But the EU intends to improve the current status and address the lack of efficacy.
The European Commission is aware that it must review the Directive’s application and scope. In that respect, the European Commission issued an AIFMD assessment report to the European Parliament and the Council on 10 June 2020. In this report, the European Commission identified various inefficiencies, notably regarding the cross-border distribution of AIFs. It recognized that this lack of efficacy is caused by local gold-plating requirements (for instance, in the case of NPR), divergences in the national marketing rules (definition of marketing activities) and non-harmonized interpretations of the AIFMD.
Regarding the latter, the lack of agreement on the definition of a professional investor impairs the efficacy of the marketing passport. In some countries (Austria, Germany, Italy and Sweden), it is possible to use the marketing passport to target sophisticated retail investors who have a high net-worth and experience in financial markets (e.g., the so-called “semi-professional” investors in Germany). The definition and the level of wealth required to qualify as sophisticated retail investors differs significantly from one MS to another.
The need for greater convergence regarding the definition of a professional investor was also identified by ESMA in its letter to the European Commission on 18 August 2020 highlighting areas of the AIFMD where improvements could be made. ESMA called for more precision regarding what the European Commission has said. For example, if any new investor category is introduced under the AIFMD (such as “semi-professional” investors), ESMA recommends that the appropriate investor protection rules are also put in place. Moreover, the AIFMD passport should be restricted to marketing to professional investors only, and not extended to semi-professional investors which could currently be the case in some MS.
In addition, ESMA also stressed the importance of clarifying the reverse solicitation definition. It cannot be considered as a marketing route, but this notion is currently subject to different market practices amongst the MS. A harmonized interpretation by each MS should be considered to protect investors.
In the end, are perfectly homogenized rules across the EU a utopia?
The AIFMD’s objective was to create a solid legislative framework. Nine years later, there are still many local practices, interpretations and even gold-plating requirements regarding the marketing of AIFs within the EU. That being said, some improvements are already on their way.
A “new” Directive (2019/1160/EU) was put in place in July last year, going one step further in the harmonization of practices at EU level.
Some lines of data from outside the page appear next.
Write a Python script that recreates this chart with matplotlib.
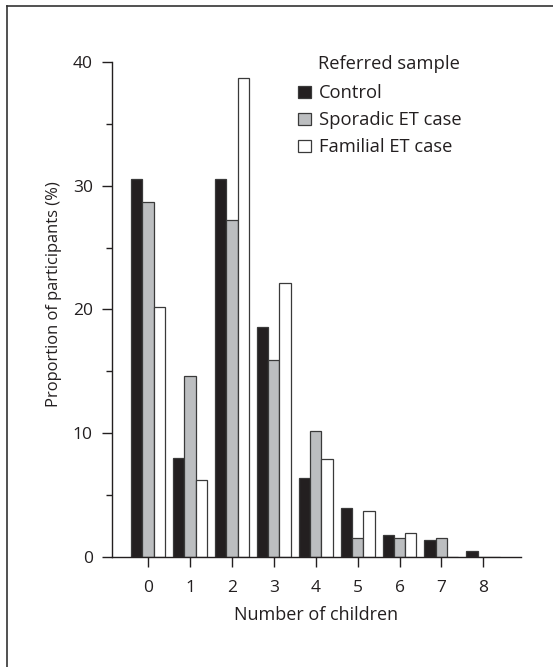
import matplotlib
matplotlib.use("Agg")
import matplotlib.pyplot as plt
from matplotlib.patches import Patch
from matplotlib.lines import Line2D
import numpy as np

plt.rcParams['font.family'] = ['Open Sans', 'DejaVu Sans']

categories = [0, 1, 2, 3, 4, 5, 6, 7, 8]
control = [30.5, 8.0, 30.55, 18.55, 6.4, 4.0, 1.83, 1.37, 0.48]
sporadic = [28.7, 14.63, 27.25, 15.92, 10.2, 1.56, 1.56, 1.56, 0.0]
familial = [20.18, 6.24, 38.7, 22.1, 7.96, 3.76, 1.99, 0.0, 0.0]
series_names = ["Control", "Sporadic ET case", "Familial ET case"]
legend_title = "Referred sample"
xlabel = "Number of children"
ylabel = "Proportion of participants (%)"
yticks = [0, 10, 20, 30, 40]

text_color = "#231f20"
colors = ["#231f20", "#bcbec0", "#ffffff"]
edge = "#3a3a3a"

W, H = 553, 667
PX = 72 / 100  # points per pixel
fig = plt.figure(figsize=(W / 100, H / 100), dpi=100)
ax_left, ax_right = 111.7, 521.0
ax_top, ax_bottom = 61.7, 557.3
ax = fig.add_axes([ax_left / W, 1 - ax_bottom / H, (ax_right - ax_left) / W, (ax_bottom - ax_top) / H])

def ax_fx(px):
    return (px - ax_left) / (ax_right - ax_left)

def ax_fy(py):
    return (ax_bottom - py) / (ax_bottom - ax_top)

x = np.arange(len(categories))
bw = 0.27
for i, (vals, c) in enumerate(zip([control, sporadic, familial], colors)):
    ax.bar(x + (i - 1) * bw, vals, width=bw, color=c, edgecolor=edge, linewidth=0.9, zorder=2)

ax.set_xlim(-0.87, 8.9)
ax.set_ylim(0, 40)
ax.set_xticks(x)
ax.set_xticklabels([str(c) for c in categories])
ax.set_yticks(yticks)
ax.set_yticks([5, 15, 25, 35], minor=True)

for s in ["top", "right"]:
    ax.spines[s].set_visible(False)
for s in ["left", "bottom"]:
    ax.spines[s].set_color(text_color)
    ax.spines[s].set_linewidth(1.0)

fs_tick = 12.5
fs_leg = 13.2
ax.tick_params(axis="both", which="major", colors=text_color, labelcolor=text_color,
               labelsize=fs_tick, width=1.0)
ax.tick_params(axis="y", which="major", length=10 * PX, pad=9 * PX)
ax.tick_params(axis="y", which="minor", length=6 * PX, width=1.0, color=text_color)
ax.tick_params(axis="x", which="major", length=10 * PX, pad=13 * PX)

ax.set_xlabel(xlabel, fontsize=13.0, color=text_color, labelpad=9.3 * PX)
ax.set_ylabel(ylabel, fontsize=11.9, color=text_color)
ax.yaxis.set_label_coords(ax_fx(62), ax_fy(294))

handles = [Patch(facecolor=c, edgecolor=edge, linewidth=0.9) for c in colors]
leg = ax.legend(handles, series_names, loc="upper left",
                bbox_to_anchor=(ax_fx(298.3), ax_fy(84.3)),
                frameon=False, fontsize=fs_leg, borderpad=0,
                handlelength=0.69, handleheight=0.64, handletextpad=0.42,
                labelspacing=0.49, borderaxespad=0)
for t in leg.get_texts():
    t.set_color(text_color)
ax.text(ax_fx(317.5), ax_fy(69.3), legend_title, transform=ax.transAxes,
        ha="left", va="baseline", fontsize=fs_leg, color=text_color)

# outer frame (top and left edges visible)
fig.add_artist(Line2D([7 / W, 7 / W], [0, 1 - 6 / H], transform=fig.transFigure, color="#333333", lw=1.2))
fig.add_artist(Line2D([7 / W, 1], [1 - 6 / H, 1 - 6 / H], transform=fig.transFigure, color="#333333", lw=1.2))

fig.savefig("out.png", dpi=100)
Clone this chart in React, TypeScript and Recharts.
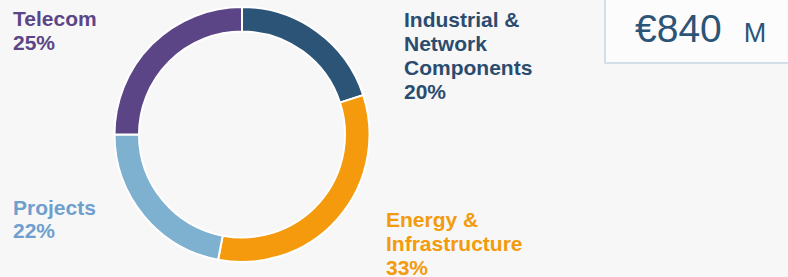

While it has addressed some issues, such as the question of pre-marketing, many others have remained unanswered, for example, passport extension to third-countries, the possibility of marketing to retail, investor classification, reverse solicitation, etc. However, the European institutions are aware of these weaknesses and consultations are being held to reach a more level playing field across all MS.
In the end, (i) AIFs are not products that are designed for retail customers; and (ii) based on Deloitte’s discussions with EU regulators, they are not ready to provide access to third-party players who do not respect the EU’s rules.
Regarding the initial enthusiasm of 2011, we believe that there was a gap in expectations between the investment management industry and the goals of the AIFMD. European bodies wanted to impose more governance and their intention was not to revolutionize the industry by providing marketing passport options to retail or non-EU markets at first.
But let us not conclude on a negative note. Even if we still face a long journey ahead, we believe that the standardization of distribution matters accomplished so far is already a great achievement. The figures speak for themselves: the total net assets of AIFs increased by more than 250 percent from 2011 to 2019. Indeed, the marketing passport has successfully streamlined the distribution of EU AIFs managed by EU AIFMs, following the example of UCITS. Moreover, the Directive has also addressed inconsistencies related to private placement of non-UCITS amongst MS in abrogating these regimes and forcing MS to at least clarify the conditions of retail marketing.